-Foto tomada en el Río Segura, en 1967, donde se ve el grupo que se formaba alrededor de mi Tío Romeo (el primero de la izq. agachado). Veo a mi primo Pedro, Antonio Marín, Manolo Salmerón, Motos, Pedro "Cagancho",Ortuño, Piñera, Pedro José Lucas, Futirrín,...-Al ver esta foto, me vienen a la memoria recuerdos de otros días de verano, cada vez más lejanos, en donde uno no tenía quizás más interés que gozar de la vida inocente a la que teníamos acceso y encontrase con ese lugar que ocupaba un sitio muy importante en nuestras vidas; un lugar al que amábamos y respetábamos, y del que todos, absolutamente todos, conocíamos como algo propio: el Río.

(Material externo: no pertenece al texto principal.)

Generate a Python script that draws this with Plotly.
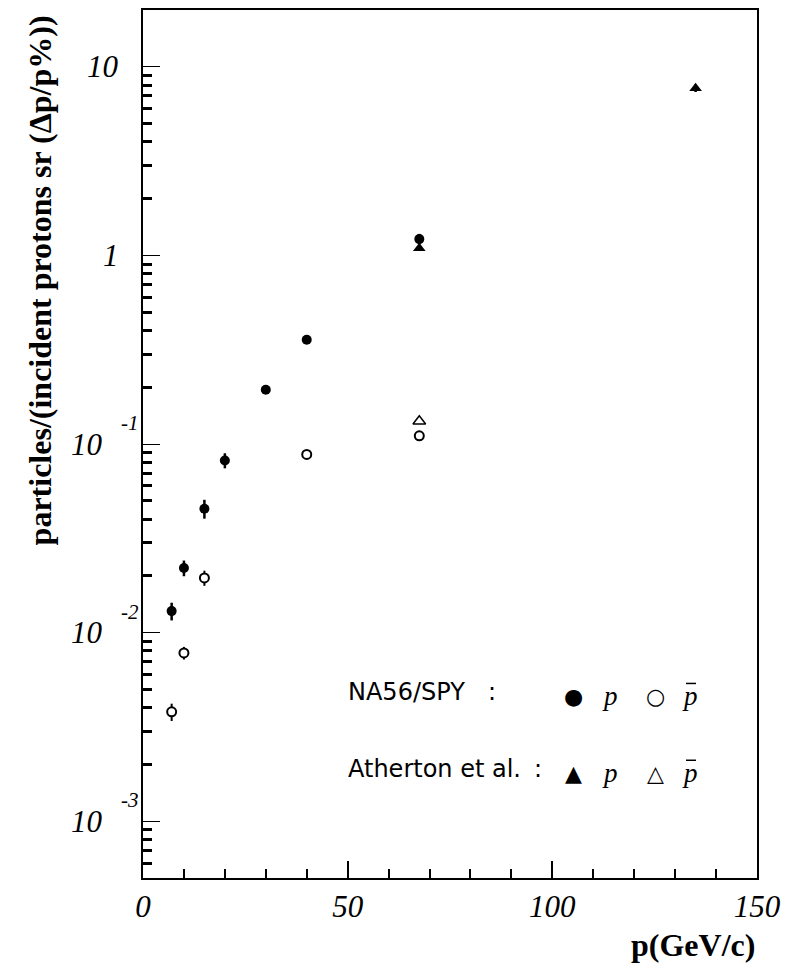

Sólo el acompasado ruido de la corriente que bajaba generosa hacia su destino, simplificaba si cabe más el paisaje de una de aquellas mañanas de verano de mi infancia. Sí, el río, nuestro río, ese que nos miraba de frente y nos sumergía en el fondo de sus frescas aguas en los días preñados de calor. Ése al que acudíamos todos los días y cuidábamos como si fuese nuestro, sin haber oído entonces nada de ecología o valores medioambientales. El río, que conocíamos en todos sus tramos y en todas sus veredas, y al que regalábamos siempre un afán casi histriónico de gratitud veraniega porque…¿qué hubiera sido de nosotros sin ese lugar en los días cansinos y calurosos del verano de nuestra infancia? No proliferaban las piscinas como pasa hoy, a lo sumo alguna balsa de esparto donde ir a bañarnos en medio del monte; ni veraneábamos yendo a pasar un mes a la playa (al menos así sucedía a la mayoría de mis amigos y a mí mismo).
Sólo el verdor y frescor de las aguas de nuestro río eran las estancias doradas de nuestros veranos. Y en ellas todos éramos iguales porque nunca fue tan socializado un lugar como aquel. Ricos (los menos) y pobres, de clase media y de clase obrera, a todos nos acogía y a todos nos igualaba. Y en esa república, donde una de sus cabezas era mi Tío Romeo, nos sentíamos felices, seguros y más cerca de la naturaleza que nunca hemos estado. Subíamos río arriba por caminos de piedra y tierra, teniendo como sombra a los árboles cargados de melocotones maruja o gerónimo y a algún álamo. Nos tirábamos desde aquellos altos lugares para bajar nadando y dejándose llevar por la corriente, hasta algún lugar en los que descansábamos, en un recodo o una vereda, para después volver a bajar o ya subir al lugar de procedencia. Metíamos la botella de agua en el río, atada con una cuerda a una rama o árbol de la orilla para que permaneciera fresca, utilizando su helado corazón como cámara frigorífica. Comíamos, siempre con prudencia, algunos de los excelentes frutos de sus riberas para engañar al hambre. Jugábamos algún partidillo de futbol en sus márgenes para pasar el tiempo, divertirnos y hacer ganas de volver a meterse en la corriente de sus aguas. Y cuando se hacía la hora de la comida, subíamos sin secarnos para mantener lo máximo posible el frescor en nuestros cuerpos mientras ascendíamos las cuestas que nos llevaban a nuestras casas.
Así se lo cuento a mis hijos y ellos me ven que lo hago con entusiasmo, pero seguro que no soy capaz de transmitir los verdaderos sentimientos, olores, matices y añoranzas de aquellos veranos donde, los chicos de mi pueblo, visitábamos a nuestro mejor y más amable amigo, nuestro Río.